Short task:
Set down all of the data that follows word for word, without the images.

Information provided:
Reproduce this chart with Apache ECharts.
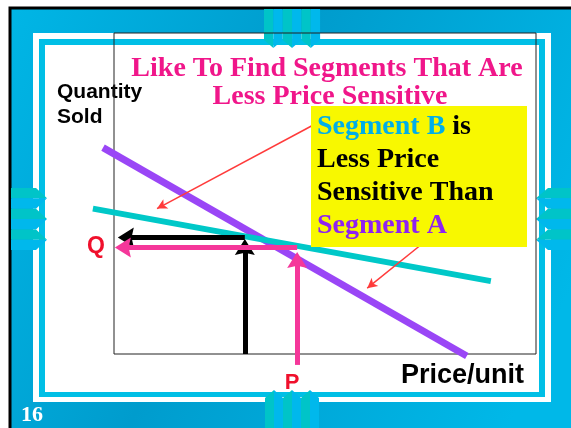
<!DOCTYPE html>
<html>
<head>
<meta charset="utf-8">
<script src="https://cdn.jsdelivr.net/npm/echarts@6/dist/echarts.min.js"></script>
<style>
  html, body { margin: 0; padding: 0; background: #fff; }
  #chart { width: 571px; height: 428px; }
</style>
</head>
<body>
<div id="chart"></div>
<script>
// demand lines, in chart units (price 0-100 across, quantity 0-100 up)
const segmentA = [[-2.6, 64.3], [83.6, -0.6]];
const segmentB = [[-5.0, 45.3], [89.3, 22.7]];
// guide arrows: [from, to] (to = centre of the arrow head)
const blackArrows = [[[31.0, 0], [31.0, 33.3]], [[31.0, 36.3], [2.8, 36.3]]];
const pinkArrows = [[[43.4, -3.4], [43.4, 29.3]], [[43.4, 33.2], [2.1, 33.2]]];
const noteArrows = [[[46.9, 71.1], [10.2, 45.3]], [[73.2, 34.5], [60.0, 20.5]]];

const titleLines = ['Like To Find Segments That Are', 'Less Price Sensitive'];

const serif = '"Liberation Serif", "Times New Roman", serif';
const sans = '"Liberation Sans", Arial, sans-serif';
const teal = '#00c4c8';
const cyan = '#00b8ec';
const headPath = 'path://M5,0 L10,10 L5,8.6 L0,10 Z';

const chart = echarts.init(document.getElementById('chart'));

// decorative arrow groups of the slide frame
function vArrow (x0, w, y0, yh, yt) {
  const m = x0 + w / 2;
  return [
    { type: 'polygon', shape: { points: [[x0, y0], [m, y0], [m, yt], [x0, yh]] }, style: { fill: teal }, z: -5 },
    { type: 'polygon', shape: { points: [[m, y0], [x0 + w, y0], [x0 + w, yh], [m, yt]] }, style: { fill: cyan }, z: -5 }
  ];
}
function hArrow (y0, h, x0, xh, xt) {
  const m = y0 + h / 2;
  return [
    { type: 'polygon', shape: { points: [[x0, y0], [xh, y0], [xt, m], [x0, m]] }, style: { fill: teal }, z: -5 },
    { type: 'polygon', shape: { points: [[x0, m], [xt, m], [xh, y0 + h], [x0, y0 + h]] }, style: { fill: cyan }, z: -5 }
  ];
}

const deco = [];
for (let i = 0; i < 3; i++) {
  deco.push(...vArrow(264 + i * 18.7, 18.7, 9, 40, 48));
  deco.push(...vArrow(265 + i * 18, 18, 428, 398, 390));
  deco.push(...hArrow(188 + i * 20.7, 20.7, 11, 36, 47));
  deco.push(...hArrow(188 + i * 20.7, 20.7, 571, 548, 536));
}

const background = [
  {
    type: 'rect', shape: { x: 10, y: 8, width: 570, height: 430 }, z: -20,
    style: {
      stroke: '#000', lineWidth: 3,
      fill: new echarts.graphic.LinearGradient(0, 0, 1, 0.6, [
        { offset: 0, color: '#00b6e6' },
        { offset: 0.45, color: '#009ccd' },
        { offset: 1, color: '#00b8e8' }
      ])
    }
  },
  { type: 'rect', shape: { x: 33, y: 33, width: 518, height: 369 }, style: { fill: '#fff' }, z: -10 },
  { type: 'rect', shape: { x: 39, y: 39, width: 506, height: 358 }, style: { fill: '#00bfe6' }, z: -10 },
  { type: 'rect', shape: { x: 45, y: 45, width: 494, height: 347 }, style: { fill: '#fff' }, z: -10 }
];

const texts = [
  { type: 'text', z: 50, style: { x: 327, y: 69, text: titleLines[0], font: 'bold 28px ' + serif, fill: '#f0168a', align: 'center', verticalAlign: 'middle' } },
  { type: 'text', z: 30, style: { x: 330, y: 97, text: titleLines[1], font: 'bold 28px ' + serif, fill: '#f0168a', align: 'center', verticalAlign: 'middle' } },
  { type: 'text', z: -1, style: { x: 57, y: 92, text: 'Quantity', font: 'bold 21px ' + sans, fill: '#000', verticalAlign: 'middle' } },
  { type: 'text', z: -1, style: { x: 57, y: 117, text: 'Sold', font: 'bold 21px ' + sans, fill: '#000', verticalAlign: 'middle' } },
  { type: 'rect', z: 40, shape: { x: 311, y: 106, width: 216, height: 141 }, style: { fill: '#f8f800' } },
  {
    type: 'text', z: 50,
    style: {
      x: 317, y: 110, verticalAlign: 'top',
      text: '{b|Segment B} {k|is}\n{k|Less Price}\n{k|Sensitive Than}\n{a|Segment A}',
      font: 'bold 28px ' + serif,
      rich: {
        b: { fill: '#00aee8', fontFamily: serif, fontWeight: 'bold', fontSize: 28, lineHeight: 33 },
        k: { fill: '#000', fontFamily: serif, fontWeight: 'bold', fontSize: 28, lineHeight: 33 },
        a: { fill: '#8e22f2', fontFamily: serif, fontWeight: 'bold', fontSize: 28, lineHeight: 33 }
      }
    }
  },
  { type: 'text', z: 50, style: { x: 96, y: 247, text: 'Q', font: 'bold 23px ' + sans, fill: '#f0102c', align: 'center', verticalAlign: 'middle' } },
  { type: 'text', z: 50, style: { x: 292, y: 383, text: 'P', font: 'bold 22px ' + sans, fill: '#f0102c', align: 'center', verticalAlign: 'middle' } },
  { type: 'text', z: 50, style: { x: 401, y: 376, text: 'Price/unit', font: 'bold 27px ' + sans, fill: '#000', verticalAlign: 'middle' } },
  { type: 'text', z: 50, style: { x: 32, y: 415, text: '16', font: 'bold 22px ' + serif, fill: '#fff', align: 'center', verticalAlign: 'middle' } }
];

function arrowLines (pairs) {
  return pairs.map(p => [{ coord: p[0] }, { coord: p[1] }]);
}
function guide (name, pairs, color, width, head, size, z) {
  return {
    type: 'line', name, data: [], xAxisIndex: 1, yAxisIndex: 1, clip: false, z,
    markLine: { silent: true, symbol: ['none', head], symbolSize: size, label: { show: false }, lineStyle: { type: 'solid', color, width }, data: arrowLines(pairs) }
  };
}

const option = {
  animation: false,
  graphic: { elements: background.concat(deco, texts) },
  grid: [
    // visible plot box
    { left: 114, top: 33, width: 422, height: 321, show: true, borderColor: '#222', borderWidth: 1, backgroundColor: 'transparent' },
    // same scale, extended 10 units left and below so marks may run past the box
    { left: 71.8, top: 33, width: 464.2, height: 353.1 }
  ],
  xAxis: [
    { gridIndex: 0, type: 'value', min: 0, max: 100, show: false },
    { gridIndex: 1, type: 'value', min: -10, max: 100, show: false }
  ],
  yAxis: [
    { gridIndex: 0, type: 'value', min: 0, max: 100, show: false },
    { gridIndex: 1, type: 'value', min: -10, max: 100, show: false }
  ],
  series: [
    { type: 'line', name: 'Segment A', data: segmentA, xAxisIndex: 1, yAxisIndex: 1, symbol: 'none', clip: false, silent: true, lineStyle: { color: '#9a46f6', width: 7 } },
    { type: 'line', name: 'Segment B', data: segmentB, xAxisIndex: 1, yAxisIndex: 1, symbol: 'none', clip: false, silent: true, lineStyle: { color: '#00c8c8', width: 6 } },
    guide('black', blackArrows, '#000', 5, headPath, [20, 16], 4),
    guide('pink', pinkArrows, '#f5379a', 5, headPath, [20, 16], 5),
    guide('notes', noteArrows, '#ff3b3b', 1.5, 'arrow', [8, 10], 6)
  ]
};
chart.setOption(option);
</script>
</body>
</html>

Full output:
Reproduce this chart with Apache ECharts.
<!DOCTYPE html>
<html>
<head>
<meta charset="utf-8">
<script src="https://cdn.jsdelivr.net/npm/echarts@6/dist/echarts.min.js"></script>
<style>
  html, body { margin: 0; padding: 0; background: #fff; }
  #chart { width: 571px; height: 428px; }
</style>
</head>
<body>
<div id="chart"></div>
<script>
// demand lines, in chart units (price 0-100 across, quantity 0-100 up)
const segmentA = [[-2.6, 64.3], [83.6, -0.6]];
const segmentB = [[-5.0, 45.3], [89.3, 22.7]];
// guide arrows: [from, to] (to = centre of the arrow head)
const blackArrows = [[[31.0, 0], [31.0, 33.3]], [[31.0, 36.3], [2.8, 36.3]]];
const pinkArrows = [[[43.4, -3.4], [43.4, 29.3]], [[43.4, 33.2], [2.1, 33.2]]];
const noteArrows = [[[46.9, 71.1], [10.2, 45.3]], [[73.2, 34.5], [60.0, 20.5]]];

const titleLines = ['Like To Find Segments That Are', 'Less Price Sensitive'];

const serif = '"Liberation Serif", "Times New Roman", serif';
const sans = '"Liberation Sans", Arial, sans-serif';
const teal = '#00c4c8';
const cyan = '#00b8ec';
const headPath = 'path://M5,0 L10,10 L5,8.6 L0,10 Z';

const chart = echarts.init(document.getElementById('chart'));

// decorative arrow groups of the slide frame
function vArrow (x0, w, y0, yh, yt) {
  const m = x0 + w / 2;
  return [
    { type: 'polygon', shape: { points: [[x0, y0], [m, y0], [m, yt], [x0, yh]] }, style: { fill: teal }, z: -5 },
    { type: 'polygon', shape: { points: [[m, y0], [x0 + w, y0], [x0 + w, yh], [m, yt]] }, style: { fill: cyan }, z: -5 }
  ];
}
function hArrow (y0, h, x0, xh, xt) {
  const m = y0 + h / 2;
  return [
    { type: 'polygon', shape: { points: [[x0, y0], [xh, y0], [xt, m], [x0, m]] }, style: { fill: teal }, z: -5 },
    { type: 'polygon', shape: { points: [[x0, m], [xt, m], [xh, y0 + h], [x0, y0 + h]] }, style: { fill: cyan }, z: -5 }
  ];
}

const deco = [];
for (let i = 0; i < 3; i++) {
  deco.push(...vArrow(264 + i * 18.7, 18.7, 9, 40, 48));
  deco.push(...vArrow(265 + i * 18, 18, 428, 398, 390));
  deco.push(...hArrow(188 + i * 20.7, 20.7, 11, 36, 47));
  deco.push(...hArrow(188 + i * 20.7, 20.7, 571, 548, 536));
}

const background = [
  {
    type: 'rect', shape: { x: 10, y: 8, width: 570, height: 430 }, z: -20,
    style: {
      stroke: '#000', lineWidth: 3,
      fill: new echarts.graphic.LinearGradient(0, 0, 1, 0.6, [
        { offset: 0, color: '#00b6e6' },
        { offset: 0.45, color: '#009ccd' },
        { offset: 1, color: '#00b8e8' }
      ])
    }
  },
  { type: 'rect', shape: { x: 33, y: 33, width: 518, height: 369 }, style: { fill: '#fff' }, z: -10 },
  { type: 'rect', shape: { x: 39, y: 39, width: 506, height: 358 }, style: { fill: '#00bfe6' }, z: -10 },
  { type: 'rect', shape: { x: 45, y: 45, width: 494, height: 347 }, style: { fill: '#fff' }, z: -10 }
];

const texts = [
  { type: 'text', z: 50, style: { x: 327, y: 69, text: titleLines[0], font: 'bold 28px ' + serif, fill: '#f0168a', align: 'center', verticalAlign: 'middle' } },
  { type: 'text', z: 30, style: { x: 330, y: 97, text: titleLines[1], font: 'bold 28px ' + serif, fill: '#f0168a', align: 'center', verticalAlign: 'middle' } },
  { type: 'text', z: -1, style: { x: 57, y: 92, text: 'Quantity', font: 'bold 21px ' + sans, fill: '#000', verticalAlign: 'middle' } },
  { type: 'text', z: -1, style: { x: 57, y: 117, text: 'Sold', font: 'bold 21px ' + sans, fill: '#000', verticalAlign: 'middle' } },
  { type: 'rect', z: 40, shape: { x: 311, y: 106, width: 216, height: 141 }, style: { fill: '#f8f800' } },
  {
    type: 'text', z: 50,
    style: {
      x: 317, y: 110, verticalAlign: 'top',
      text: '{b|Segment B} {k|is}\n{k|Less Price}\n{k|Sensitive Than}\n{a|Segment A}',
      font: 'bold 28px ' + serif,
      rich: {
        b: { fill: '#00aee8', fontFamily: serif, fontWeight: 'bold', fontSize: 28, lineHeight: 33 },
        k: { fill: '#000', fontFamily: serif, fontWeight: 'bold', fontSize: 28, lineHeight: 33 },
        a: { fill: '#8e22f2', fontFamily: serif, fontWeight: 'bold', fontSize: 28, lineHeight: 33 }
      }
    }
  },
  { type: 'text', z: 50, style: { x: 96, y: 247, text: 'Q', font: 'bold 23px ' + sans, fill: '#f0102c', align: 'center', verticalAlign: 'middle' } },
  { type: 'text', z: 50, style: { x: 292, y: 383, text: 'P', font: 'bold 22px ' + sans, fill: '#f0102c', align: 'center', verticalAlign: 'middle' } },
  { type: 'text', z: 50, style: { x: 401, y: 376, text: 'Price/unit', font: 'bold 27px ' + sans, fill: '#000', verticalAlign: 'middle' } },
  { type: 'text', z: 50, style: { x: 32, y: 415, text: '16', font: 'bold 22px ' + serif, fill: '#fff', align: 'center', verticalAlign: 'middle' } }
];

function arrowLines (pairs) {
  return pairs.map(p => [{ coord: p[0] }, { coord: p[1] }]);
}
function guide (name, pairs, color, width, head, size, z) {
  return {
    type: 'line', name, data: [], xAxisIndex: 1, yAxisIndex: 1, clip: false, z,
    markLine: { silent: true, symbol: ['none', head], symbolSize: size, label: { show: false }, lineStyle: { type: 'solid', color, width }, data: arrowLines(pairs) }
  };
}

const option = {
  animation: false,
  graphic: { elements: background.concat(deco, texts) },
  grid: [
    // visible plot box
    { left: 114, top: 33, width: 422, height: 321, show: true, borderColor: '#222', borderWidth: 1, backgroundColor: 'transparent' },
    // same scale, extended 10 units left and below so marks may run past the box
    { left: 71.8, top: 33, width: 464.2, height: 353.1 }
  ],
  xAxis: [
    { gridIndex: 0, type: 'value', min: 0, max: 100, show: false },
    { gridIndex: 1, type: 'value', min: -10, max: 100, show: false }
  ],
  yAxis: [
    { gridIndex: 0, type: 'value', min: 0, max: 100, show: false },
    { gridIndex: 1, type: 'value', min: -10, max: 100, show: false }
  ],
  series: [
    { type: 'line', name: 'Segment A', data: segmentA, xAxisIndex: 1, yAxisIndex: 1, symbol: 'none', clip: false, silent: true, lineStyle: { color: '#9a46f6', width: 7 } },
    { type: 'line', name: 'Segment B', data: segmentB, xAxisIndex: 1, yAxisIndex: 1, symbol: 'none', clip: false, silent: true, lineStyle: { color: '#00c8c8', width: 6 } },
    guide('black', blackArrows, '#000', 5, headPath, [20, 16], 4),
    guide('pink', pinkArrows, '#f5379a', 5, headPath, [20, 16], 5),
    guide('notes', noteArrows, '#ff3b3b', 1.5, 'arrow', [8, 10], 6)
  ]
};
chart.setOption(option);
</script>
</body>
</html>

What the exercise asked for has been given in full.